Interoperability and Simplicity the Key Trends at Connections 2008
Hillcrest demonstrated an accelerometer-based remote control technology that allows a user to interface with graphics on a TV by, essentially, pointing at them. Riding the popularity of the Wii, and anticipating the launch of the iPhone 3G, the company says that pointing is the most natural way for humans to select what they want, and that children point to express a want well before being able to talk. We’re not sure the average consumer wants technology dumbed down to something a 6-month-old child can master, but the simplicity of movement and lack of excess buttons, combined with a clean GUI, made the experience far better than the typical multifunction remote.
Lastly, ZeeVee demonstrated a PC-to-TV technology for live streaming of any internet-based video. Like the original SlingBox solution, a separate box is required, but only one is needed per internet connection, so multiple TVs can share the feed. An advantage claimed by ZeeVee is the location of the box, which sits along side the PC, rather than the TV, arguably reducing clutter in the living room. The technology works by compressing internet video into MPEG-2, sending it over coaxial cable like analog or digital cable TV, and then remodulating the signal into QAM. While an intriguing solution, it has two potential shortfalls: concatenation (or excessive artifacting from transcoding internet video from one format to MPEG-2) and the fact that it requires a TV with a built in QAM tuner, currently limiting the reachable number of households in the U.S., and certainly limiting the geographic reach.

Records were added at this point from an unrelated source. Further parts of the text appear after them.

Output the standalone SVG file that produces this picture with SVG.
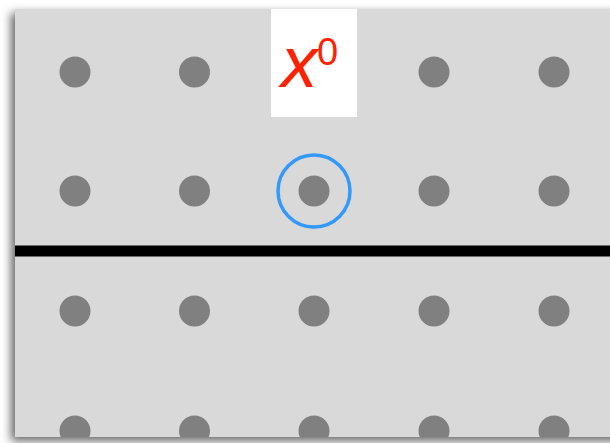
<svg xmlns="http://www.w3.org/2000/svg" width="610" height="443" viewBox="0 0 610 443">
  <defs>
    <filter id="sh" x="-10%" y="-10%" width="120%" height="120%">
      <feDropShadow dx="-4" dy="4" stdDeviation="5" flood-color="#000" flood-opacity="0.6"/>
    </filter>
    <clipPath id="clipbot"><rect x="0" y="0" width="610" height="437"/></clipPath>
    <style>
      .dot { fill: #808080; }
      .lbl { font-family: "Liberation Sans", Arial, sans-serif; fill: #ff2200; }
    </style>
  </defs>
  <rect x="0" y="0" width="610" height="443" fill="#ffffff"/>
  <rect id="panel" x="15" y="9" width="610" height="428" fill="#d9d9d9" filter="url(#sh)"/>
  <g id="dots">
    <circle class="dot" cx="75" cy="72" r="15.5"/>
    <circle class="dot" cx="194.5" cy="72" r="15.5"/>
    <circle class="dot" cx="434" cy="72" r="15.5"/>
    <circle class="dot" cx="554" cy="72" r="15.5"/>
    <circle class="dot" cx="75" cy="191" r="15.5"/>
    <circle class="dot" cx="194.5" cy="191" r="15.5"/>
    <circle class="dot" cx="314" cy="191" r="15.5"/>
    <circle class="dot" cx="434" cy="191" r="15.5"/>
    <circle class="dot" cx="554" cy="191" r="15.5"/>
    <circle class="dot" cx="75" cy="311" r="15.5"/>
    <circle class="dot" cx="194.5" cy="311" r="15.5"/>
    <circle class="dot" cx="314" cy="311" r="15.5"/>
    <circle class="dot" cx="434" cy="311" r="15.5"/>
    <circle class="dot" cx="554" cy="311" r="15.5"/>
    <g clip-path="url(#clipbot)">
      <circle class="dot" cx="75" cy="431" r="15.5"/>
      <circle class="dot" cx="194.5" cy="431" r="15.5"/>
      <circle class="dot" cx="314" cy="431" r="15.5"/>
      <circle class="dot" cx="434" cy="431" r="15.5"/>
      <circle class="dot" cx="554" cy="431" r="15.5"/>
    </g>
  </g>
  <g id="divider">
    <rect x="15" y="245.5" width="595" height="11" fill="#000"/>
  </g>
  <g id="highlight">
    <circle cx="314" cy="191" r="36" fill="none" stroke="#3399ff" stroke-width="3.5"/>
  </g>
  <g id="label">
    <rect x="271" y="9" width="86" height="108" fill="#ffffff"/>
    <text class="lbl" x="281" y="87" font-size="73" font-style="italic">x</text>
    <text class="lbl" x="317" y="65" font-size="38">0</text>
  </g>
</svg>
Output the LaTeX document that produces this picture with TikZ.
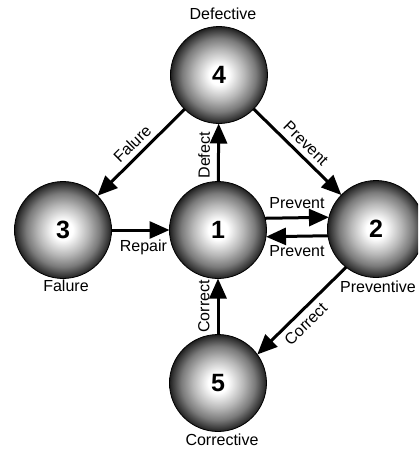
\documentclass[tikz,border=0pt]{standalone}
\usepackage{fontspec}
\setmainfont{Liberation Sans}
\usetikzlibrary{arrows.meta}
\pgfdeclareradialshading{sphere}{\pgfpoint{0bp}{0bp}}{color(0bp)=(white); color(5bp)=(white); color(13bp)=(black!28); color(19bp)=(black!52); color(23.5bp)=(black!78); color(25bp)=(black!88); color(50bp)=(black!88)}
\begin{document}
\begin{tikzpicture}[x=1pt,y=-1pt,
  ball/.style={circle, minimum size=97pt, inner sep=0pt, outer sep=0pt, draw=black, line width=0.8pt, shading=sphere, font=\fontsize{25}{25}\selectfont\bfseries},
  flow/.style={line width=3pt, -{Triangle[length=20pt,width=17pt]}},
  lbl/.style={font=\fontsize{16}{16}\selectfont, inner sep=8pt},
  dlbl/.style={font=\fontsize{16}{16}\selectfont, inner sep=5pt},
  vlbl/.style={font=\fontsize{16}{16}\selectfont, inner sep=7pt},
  captxt/.style={font=\fontsize{16}{16}\selectfont, inner sep=0pt}]
\path[use as bounding box] (0,0) rectangle (418,450);
\clip (0,0) rectangle (418,450);
\node[ball] (n4) at (219,75) {4};
\node[ball] (n1) at (218,230) {1};
\node[ball] (n3) at (63,230) {3};
\node[ball] (n2) at (376,229) {2};
\node[ball] (n5) at (218,383) {5};
\node[captxt] (c4) at (223,14) {Defective};
\node[captxt] (c3) at (66,286) {Falure};
\node[captxt] (c2) at (378,287) {Preventive};
\node[captxt] (c5) at (222,440) {Corrective};
\draw[flow] (n1) -- node[vlbl, sloped, above, pos=0.45] {Defect} (n4);
\draw[flow] (n4) -- node[dlbl, sloped, above] {Falure} (n3);
\draw[flow] (n4) -- node[dlbl, sloped, above] {Prevent} (n2);
\draw[flow] (n3) -- node[lbl, below, pos=0.55] {Repair} (n1);
\draw[flow] (n1.14) -- node[lbl, above] {Prevent} (n2.166);
\draw[flow] (n2.188) -- node[lbl, below] {Prevent} (n1.-8);
\draw[flow] (n5) -- node[vlbl, sloped, above] {Correct} (n1);
\draw[flow] (n2.232) -- node[dlbl, sloped, below, pos=0.55] {Correct} (n5.36);
\end{tikzpicture}
\end{document}
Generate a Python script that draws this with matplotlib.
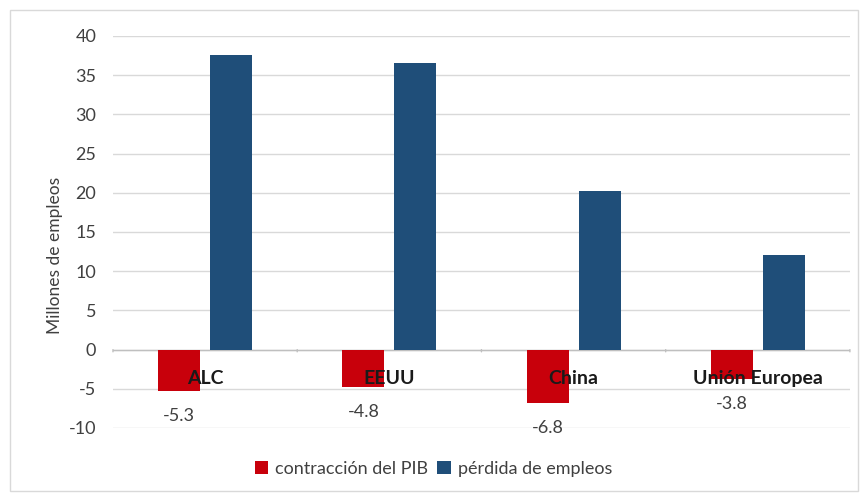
import matplotlib
matplotlib.use("Agg")
import matplotlib.pyplot as plt
from matplotlib.patches import Rectangle
import numpy as np

categories = ["ALC", "EEUU", "China", "Unión Europea"]
contraccion_pib = [-5.3, -4.8, -6.8, -3.8]
perdida_empleos = [37.6, 36.5, 20.2, 12.1]
pib_labels = ["-5.3", "-4.8", "-6.8", "-3.8"]
yticks = [-10, -5, 0, 5, 10, 15, 20, 25, 30, 35, 40]

plt.rcParams['font.family'] = ['Lato', 'DejaVu Sans']

RED = '#c8000b'
BLUE = '#1f4e79'
TXT = '#404040'

fig = plt.figure(figsize=(8.67, 5.0), dpi=100)
fig.patches.append(Rectangle((0.012, 0.018), 0.978, 0.962, transform=fig.transFigure,
                             fill=False, edgecolor='#d9d9d9', linewidth=1.0))
ax = fig.add_axes([0.1303, 0.144, 0.850, 0.784])

x = np.arange(len(categories))
w = 0.228
off = 0.141
ax.bar(x - off, contraccion_pib, width=w, color=RED, label='contracción del PIB', zorder=3)
ax.bar(x + off, perdida_empleos, width=w, color=BLUE, label='pérdida de empleos', zorder=3)

ax.set_ylim(-10, 40)
ax.set_xlim(-0.5, len(categories) - 0.5)
ax.set_yticks(yticks)
ax.set_yticklabels([str(t) for t in yticks], fontsize=13, color=TXT)
ax.tick_params(axis='y', length=0, pad=12)
ax.yaxis.grid(True, color='#d9d9d9', linewidth=1.0, zorder=0)
ax.set_axisbelow(True)
for s in ['top', 'right', 'left', 'bottom']:
    ax.spines[s].set_visible(False)

# zero axis line with category boundary ticks
ax.axhline(0, color='#bfbfbf', linewidth=1.0, zorder=2)
ax.set_xticks([])
for b in np.arange(-0.5, len(categories), 1.0):
    ax.annotate('', xy=(b, 0), xytext=(0, -5), textcoords='offset pixels',
                xycoords='data', arrowprops=dict(arrowstyle='-', color='#bfbfbf', lw=1.0))

# category labels
for i, c in enumerate(categories):
    ax.annotate(c, xy=(i, 0), xytext=(0, -29), textcoords='offset pixels',
                ha='center', va='center', fontsize=14, fontweight='bold',
                color='#1a1a1a', zorder=5)

# data labels for PIB
for i, (v, lab) in enumerate(zip(contraccion_pib, pib_labels)):
    ax.annotate(lab, xy=(i - off, v), xytext=(0, -25), textcoords='offset pixels',
                ha='center', va='center', fontsize=13, color=TXT, zorder=5)

fig.text(0.064, 0.49, 'Millones de empleos', rotation=90, ha='center', va='center',
         fontsize=12.5, color=TXT)

leg = fig.legend(loc='center', bbox_to_anchor=(0.5, 0.062), ncol=2, frameon=False,
                 fontsize=13, handlelength=0.75, handleheight=0.75, handletextpad=0.4,
                 columnspacing=0.5, labelcolor=TXT)

fig.savefig('out.png', dpi=100)
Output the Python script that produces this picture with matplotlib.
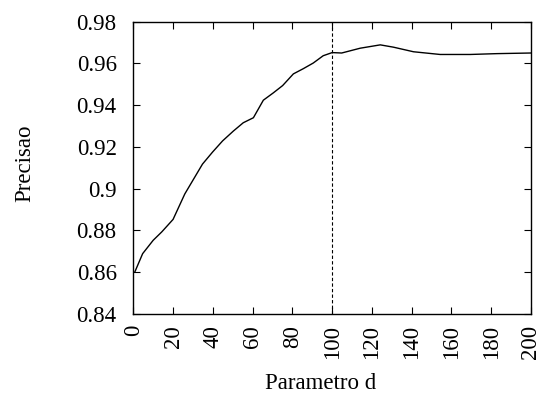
import matplotlib
matplotlib.use("Agg")
import matplotlib.pyplot as plt
from matplotlib.ticker import FuncFormatter

plt.rcParams['font.family'] = ['Liberation Serif', 'DejaVu Serif']

# precisao em funcao do parametro d
param_d = [0.8, 4.7, 10, 14.3, 20, 25.9, 34.8, 39.9, 44.9, 50.3, 55.3, 60.4,
           65.4, 70.4, 75.1, 80.5, 85.5, 90.5, 95.5, 100, 104.8, 114.1, 124.2,
           130.8, 140.9, 154.3, 169.4, 182.8, 200]
precisao = [0.8602, 0.8689, 0.8753, 0.8793, 0.8853, 0.8975, 0.9118, 0.9176,
            0.9229, 0.9276, 0.9316, 0.9340, 0.9424, 0.9459, 0.9494, 0.9550,
            0.9575, 0.9602, 0.9637, 0.9652, 0.9650, 0.9673, 0.9689, 0.9678,
            0.9656, 0.9643, 0.9643, 0.9647, 0.9650]
d_escolhido = 100

x_ticks = list(range(0, 201, 20))
y_ticks = [0.84, 0.86, 0.88, 0.90, 0.92, 0.94, 0.96, 0.98]


def fmt_y(v, pos):
    # estilo %g: 0.9 em vez de 0.90
    return f"{v:.2f}".rstrip('0')


fig = plt.figure(figsize=(5.41, 3.98), dpi=100)
ax = fig.add_axes([0.2464, 0.2111, 0.9815 - 0.2464, 0.9455 - 0.2111])

ax.plot(param_d, precisao, color='black', linewidth=1.0)
ax.axvline(d_escolhido, color='black', linewidth=0.8, linestyle=(0, (3, 2)))

ax.set_xlim(0, 200)
ax.set_ylim(0.84, 0.98)
ax.set_xticks(x_ticks)
ax.set_yticks(y_ticks)
ax.yaxis.set_major_formatter(FuncFormatter(fmt_y))

ax.tick_params(direction='in', length=5, width=0.8, top=True, right=True,
               labelsize=16.5, pad=12)
ax.tick_params(axis='x', labelrotation=90, pad=8)
for s in ax.spines.values():
    s.set_linewidth(1.0)

ax.set_xlabel('Parametro d', fontsize=16.5, labelpad=10, x=0.472)
ax.set_ylabel('Precisao', fontsize=16.5, labelpad=30, y=0.517)

fig.savefig('out.png', dpi=100)
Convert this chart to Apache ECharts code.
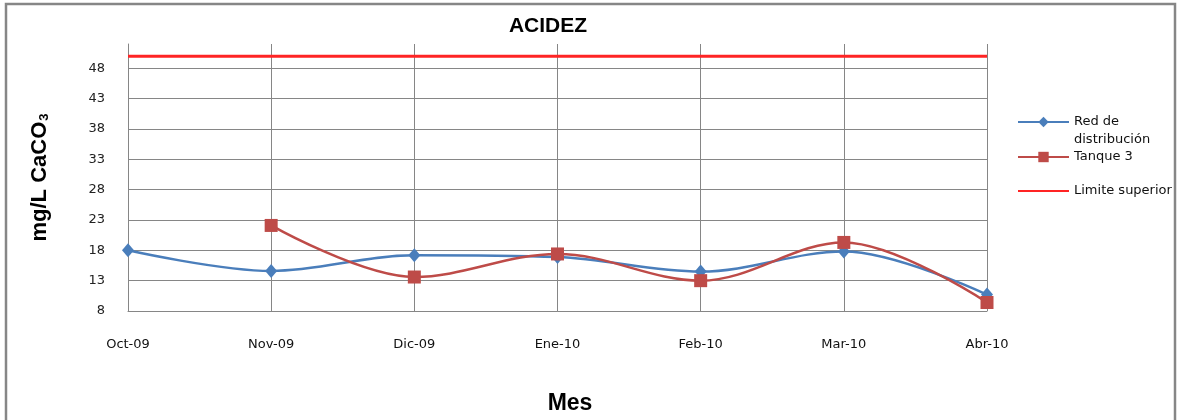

Our assessment of the Connections conference is that the various delivery options have matured. For all that, though, the consumer may end up being the ultimate winner, as the voice of reason that the consumer offers is beginning to be heard. With a growing plethora of devices that have media on them that can be delivered around the house via streaming, and with a variety of wired or wireless paths into their house, the consumer "just wants it to work." Until there is agreement between the competing standards—which each own a particular pathway in terms of delivery technologies—the consumer is left having to choose between technologies that may have a lifespan shorter than a VHS tape.